Fast-food chains are struggling with the same issue. McDonald’s, the go-to for cheap meals, has seen sales slow down among its lower-income customers. That’s right—fast food is now too expensive for the people who rely on it the most.

At the same time, Americans are borrowing just to survive.

Credit card balances are at a record $1.3 trillion, and the interest rates on those balances are getting worse. The average credit card APR is now 22%, and some cards are charging people nearly 30% just to carry a balance.

This isn’t just bad budgeting. This is what happens when inflation doesn’t come down, but wages don’t keep up.
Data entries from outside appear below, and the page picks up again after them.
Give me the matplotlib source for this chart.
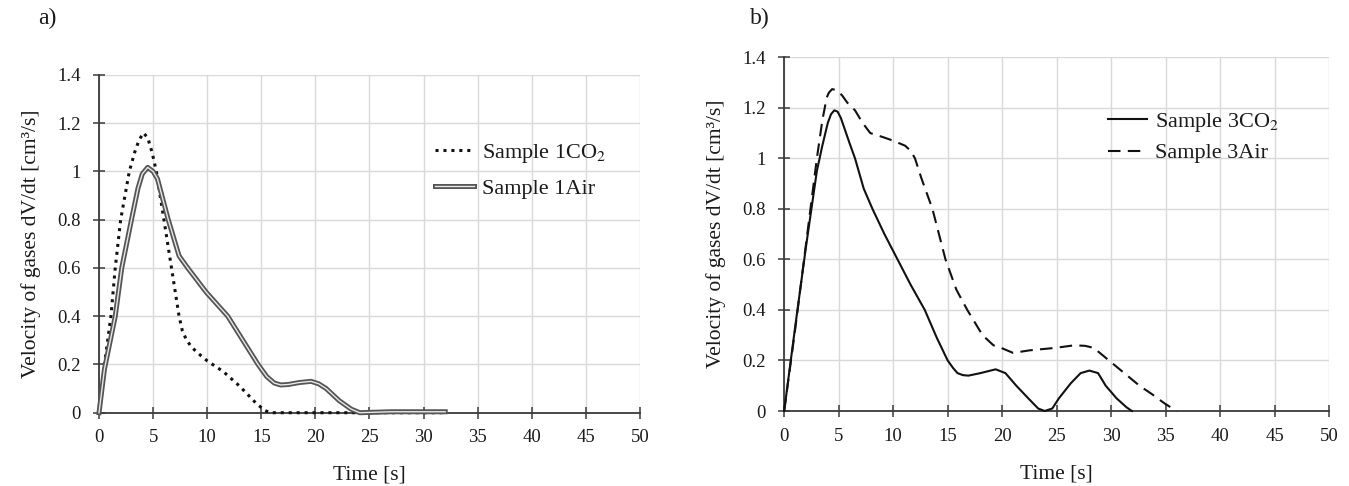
"""
plot.py

Velocity of gases dV/dt vs time, two panels:
    a) Sample 1 (CO2 / Air)
    b) Sample 3 (CO2 / Air)
"""
import matplotlib
matplotlib.use("Agg")
import matplotlib.pyplot as plt
import matplotlib.patheffects as pe

plt.rcParams["font.family"] = ["Liberation Serif", "DejaVu Serif"]
plt.rcParams["mathtext.fontset"] = "stix"

TEXT = "#1a1a1a"
GRID = "#d9d9d9"
AXIS = "#3a3a3a"

X_TICKS = [0, 5, 10, 15, 20, 25, 30, 35, 40, 45, 50]
Y_TICKS = [0, 0.2, 0.4, 0.6, 0.8, 1.0, 1.2, 1.4]
Y_TICK_LABELS = ["0", "0.2", "0.4", "0.6", "0.8", "1", "1.2", "1.4"]

# ---------- panel a: sample 1 ----------
a_co2_t = [0, 0.5, 1.1, 1.5, 2.0, 2.8, 3.3, 3.7, 4.1, 4.5, 4.9, 5.3, 6.0,
           6.7, 7.4, 7.7, 8.1, 8.6, 9.2, 10.0, 11.5, 13.0, 14.5, 15.3, 15.8,
           20, 25, 32]
a_co2_v = [0, 0.2, 0.4, 0.6, 0.8, 1.0, 1.08, 1.13, 1.16, 1.14, 1.08, 1.0,
           0.8, 0.6, 0.4, 0.34, 0.3, 0.27, 0.245, 0.215, 0.17, 0.11, 0.04,
           0.01, 0, 0, 0, 0]

a_air_t = [0, 0.5, 1.5, 2.1, 3.0, 3.6, 4.0, 4.5, 5.0, 5.4, 6.4, 7.4, 8.2,
           9.9, 11.9, 13.3, 14.7, 15.5, 16.2, 16.8, 17.5, 18.5, 19.6, 20.3,
           21.0, 22.2, 23.3, 24.1, 27, 32]
a_air_v = [0, 0.18, 0.4, 0.6, 0.8, 0.93, 0.99, 1.017, 1.0, 0.97, 0.8, 0.65,
           0.6, 0.5, 0.4, 0.3, 0.2, 0.15, 0.123, 0.115, 0.117, 0.125, 0.13,
           0.12, 0.1, 0.05, 0.015, 0, 0.004, 0.004]

# ---------- panel b: sample 3 ----------
b_co2_t = [0, 1.0, 2.0, 3.0, 3.5, 4.0, 4.3, 4.6, 4.9, 5.2, 6.0, 6.5, 7.3,
           8.1, 9.2, 10.4, 11.6, 12.9, 14.0, 15.0, 15.5, 15.9, 16.4, 16.9,
           18.0, 19.4, 20.3, 21.3, 22.4, 23.3, 23.9, 24.6, 25.2, 26.3, 27.2,
           28.0, 28.8, 29.5, 30.5, 31.4, 31.9]
b_co2_v = [0, 0.33, 0.65, 0.95, 1.05, 1.14, 1.175, 1.19, 1.185, 1.16, 1.06,
           1.0, 0.88, 0.8, 0.7, 0.6, 0.5, 0.4, 0.29, 0.2, 0.17, 0.15, 0.142,
           0.14, 0.15, 0.165, 0.15, 0.1, 0.05, 0.01, 0, 0.01, 0.05, 0.11,
           0.15, 0.16, 0.15, 0.1, 0.05, 0.015, 0]

b_air_t = [0, 1.0, 2.0, 3.0, 3.5, 3.9, 4.1, 4.4, 4.8, 5.3, 5.8, 6.5, 7.2,
           7.9, 9.0, 10.0, 11.1, 11.6, 12.0, 12.6, 13.6, 14.8, 15.8, 16.8,
           18.2, 19.2, 19.9, 21.0, 22.5, 24.9, 26.6, 27.6, 28.4, 29.8, 31.2,
           32.6, 33.8, 34.9, 36.0]
b_air_v = [0, 0.32, 0.66, 1.0, 1.15, 1.24, 1.26, 1.274, 1.27, 1.25, 1.22,
           1.19, 1.14, 1.1, 1.085, 1.07, 1.05, 1.03, 1.0, 0.92, 0.8, 0.6,
           0.48, 0.4, 0.3, 0.26, 0.25, 0.23, 0.24, 0.25, 0.26, 0.258, 0.25,
           0.2, 0.15, 0.1, 0.065, 0.03, 0]


def style_axes(ax):
    ax.set_xlim(0, 50)
    ax.set_ylim(0, 1.4)
    ax.set_xticks(X_TICKS)
    ax.set_yticks(Y_TICKS)
    ax.set_yticklabels(Y_TICK_LABELS)
    ax.grid(True, color=GRID, linewidth=1.0, zorder=0)
    ax.set_axisbelow(True)
    for s in ("top", "right"):
        ax.spines[s].set_visible(False)
    for s in ("left", "bottom"):
        ax.spines[s].set_color(AXIS)
        ax.spines[s].set_linewidth(1.3)
    ax.tick_params(direction="inout", length=8, width=1.1, color=AXIS,
                   labelsize=13.5, labelcolor=TEXT)
    ax.tick_params(axis="x", pad=8)
    ax.tick_params(axis="y", pad=9)
    ax.set_xlabel("Time [s]", fontsize=15.5, color=TEXT, labelpad=14)
    ax.set_ylabel("Velocity of gases dV/dt [cm\u00b3/s]", fontsize=15.5,
                  color=TEXT, labelpad=12)


def main():
    fig = plt.figure(figsize=(13.49, 4.86), dpi=100)

    # a)
    ax_a = fig.add_axes([0.0734, 0.1508, 0.401, 0.6949])
    style_axes(ax_a)
    ax_a.plot(a_co2_t, a_co2_v, color="#111111", linestyle=(0, (1, 1.6)),
              linewidth=2.2, label="Sample 1CO$_2$", zorder=3, clip_on=False)
    ax_a.plot(a_air_t, a_air_v, color="#e8e8e8", linewidth=1.0,
              label="Sample 1Air", zorder=4, clip_on=False,
              path_effects=[pe.Stroke(linewidth=3.6, foreground="#555555"),
                            pe.Normal()])
    ax_a.legend(loc="upper left", bbox_to_anchor=(0.585, 0.86), frameon=False,
                fontsize=16, handlelength=1.75, handletextpad=0.35,
                labelspacing=0.6, labelcolor=TEXT)
    fig.text(0.028, 0.963, "a)", fontsize=17, color=TEXT, va="center")

    # b)
    ax_b = fig.add_axes([0.5813, 0.1543, 0.404, 0.7278])
    style_axes(ax_b)
    ax_b.plot(b_co2_t, b_co2_v, color="#111111", linewidth=1.5,
              label="Sample 3CO$_2$", zorder=3, clip_on=False)
    ax_b.plot(b_air_t, b_air_v, color="#111111", linewidth=1.5,
              linestyle=(0, (6, 3.5)), label="Sample 3Air", zorder=3,
              clip_on=False)
    ax_b.legend(loc="upper left", bbox_to_anchor=(0.558, 0.905), frameon=False,
                fontsize=16, handlelength=1.75, handletextpad=0.35,
                labelspacing=0.4, labelcolor=TEXT)
    fig.text(0.556, 0.963, "b)", fontsize=17, color=TEXT, va="center")

    fig.savefig("out.png", dpi=100)
    plt.close(fig)


if __name__ == "__main__":
    main()
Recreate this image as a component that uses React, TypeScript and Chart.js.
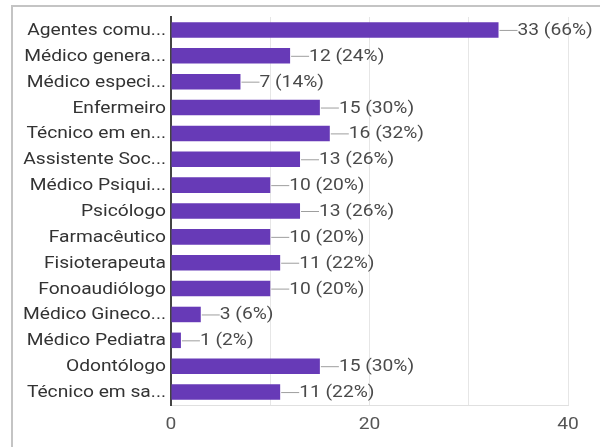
import React, { useEffect, useRef } from "react";
import { Chart, registerables } from "chart.js";

Chart.register(...registerables);

const categories = [
  "Agentes comu...",
  "Médico genera...",
  "Médico especi...",
  "Enfermeiro",
  "Técnico em en...",
  "Assistente Soc...",
  "Médico Psiqui...",
  "Psicólogo",
  "Farmacêutico",
  "Fisioterapeuta",
  "Fonoaudiólogo",
  "Médico Gineco...",
  "Médico Pediatra",
  "Odontólogo",
  "Técnico em sa...",
];
const counts = [33, 12, 7, 15, 16, 13, 10, 13, 10, 11, 10, 3, 1, 15, 11];
const percents = [66, 24, 14, 30, 32, 26, 20, 26, 20, 22, 20, 6, 2, 30, 22];
const xTickValues = [0, 20, 40];

const FONT = "Roboto, 'Noto Sans', sans-serif";
const STRETCH = 1.2;

function stretchedText(ctx: any, text: string, x: number, y: number, align: string) {
  ctx.save();
  ctx.translate(x, y);
  ctx.scale(STRETCH, 1);
  ctx.textAlign = align;
  ctx.fillText(text, 0, 0);
  ctx.restore();
}

const textPlugin = {
  id: "textLabels",
  afterDraw(chart: any) {
    const ctx = chart.ctx;
    const meta = chart.getDatasetMeta(0);
    const xScale = chart.scales.x;
    const yScale = chart.scales.y;
    ctx.save();
    ctx.font = `16px ${FONT}`;
    ctx.textBaseline = "middle";

    // category labels
    ctx.fillStyle = "#333333";
    categories.forEach((c, i) => {
      const y = yScale.getPixelForTick(i);
      stretchedText(ctx, c, yScale.right - 5, y + 1, "right");
    });

    // x tick labels
    ctx.fillStyle = "#555555";
    xTickValues.forEach((v) => {
      const x = xScale.getPixelForValue(v);
      stretchedText(ctx, String(v), x, xScale.top + 20, "center");
    });

    // value labels
    meta.data.forEach((bar: any, i: number) => {
      const x = bar.x;
      const y = bar.y;
      ctx.strokeStyle = "#9e9e9e";
      ctx.lineWidth = 1;
      ctx.beginPath();
      ctx.moveTo(x + 1, y + 0.5);
      ctx.lineTo(x + 19, y + 0.5);
      ctx.stroke();
      ctx.fillStyle = "#4a4a4a";
      stretchedText(ctx, `${counts[i]} (${percents[i]}%)`, x + 19, y + 1, "left");
    });
    ctx.restore();
  },
};

export default function App() {
  const canvasRef = useRef<HTMLCanvasElement | null>(null);

  useEffect(() => {
    document.body.style.margin = "0";
    const canvas = canvasRef.current;
    if (!canvas) return;
    const chart = new Chart(canvas, {
      type: "bar",
      data: {
        labels: categories,
        datasets: [
          {
            data: counts,
            backgroundColor: "#673AB7",
            borderWidth: 0,
            barPercentage: 0.6,
            categoryPercentage: 1,
          },
        ],
      },
      options: {
        indexAxis: "y",
        animation: false,
        responsive: false,
        maintainAspectRatio: false,
        layout: { padding: { left: 0, top: 17, right: 32, bottom: 0 } },
        plugins: {
          legend: { display: false },
          tooltip: { enabled: false },
        },
        scales: {
          x: {
            min: 0,
            max: 40,
            ticks: { stepSize: 10, display: false },
            grid: { color: "#e6e6e6", drawTicks: false, lineWidth: 1 },
            border: { display: true, color: "#e0e0e0", width: 1 },
            afterFit: (scale: any) => {
              scale.height = 42;
            },
          },
          y: {
            ticks: { display: false, autoSkip: false },
            grid: { display: false, drawTicks: false },
            border: { display: true, color: "#444444", width: 2 },
            afterFit: (scale: any) => {
              scale.width = 171;
            },
          },
        },
      },
      plugins: [textPlugin],
    });
    return () => chart.destroy();
  }, []);

  return (
    <div style={{ position: "absolute", left: 0, top: 0, width: 600, height: 447, background: "#fff" }}>
      <div
        style={{
          position: "absolute",
          left: 11,
          top: 5,
          width: 600,
          height: 460,
          borderLeft: "2px solid #c4c4c4",
          borderTop: "2px solid #c4c4c4",
        }}
      />
      <canvas
        ref={canvasRef}
        width={600}
        height={447}
        style={{ position: "absolute", left: 0, top: 0, width: 600, height: 447 }}
      />
    </div>
  );
}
Inflation May Have “Slowed,” But Prices Never Went Down

The biggest scam of 2025 is the idea that inflation is under control.

Yes, inflation rates have cooled from their 2022 and 2023 highs, but that doesn’t mean prices went back down.

Gas was $5 a gallon, then it dropped to $3.75, and now we’re supposed to be relieved?

Eggs were $8 a carton, now they’re $5, and we’re supposed to feel like we’re winning?

This is how inflation plays mind games with people. Prices spike, then come down slightly, but never to where they were before. Over time, people adjust to the new normal of high prices, but their paychecks never stretch as far as they used to.

According to the Bureau of Labor Statistics, wages rose by 4% last year, but essential costs like food, housing, and insurance went up by even more.

That’s why the economy looks fine to the experts but feels completely broken to the people living in it.

Businesses Are Already Feeling the Consumer Pullback

When consumers stop spending, businesses suffer. It’s already happening.

Airlines are reporting weaker-than-expected ticket sales for summer 2025. Delta and United both admitted that demand is softening, especially for premium and business-class travel.

Retailers are bracing for a tough year. Macy’s and Kohl’s recently warned that foot traffic is declining, as shoppers are more cautious with their spending.

Restaurants are seeing fewer diners, even at places that used to have lines out the door. Casual dining chains are struggling because people are cutting back on eating out—not just to save money, but because they don’t have extra money to spend.

When businesses start making less, layoffs come next. If this trend continues, we’ll see companies start slashing jobs to protect their bottom lines, which could trigger a slowdown in hiring.

If wages finally rise faster than inflation, some of this financial pressure might ease. But if the Federal Reserve keeps interest rates high for too long, it could push businesses to slow down hiring, cut jobs, and make things even worse.

The economy may look strong on paper, but in the real world, people are struggling. And if consumer spending keeps slowing, this so-called “strong economy” might not stay strong for long.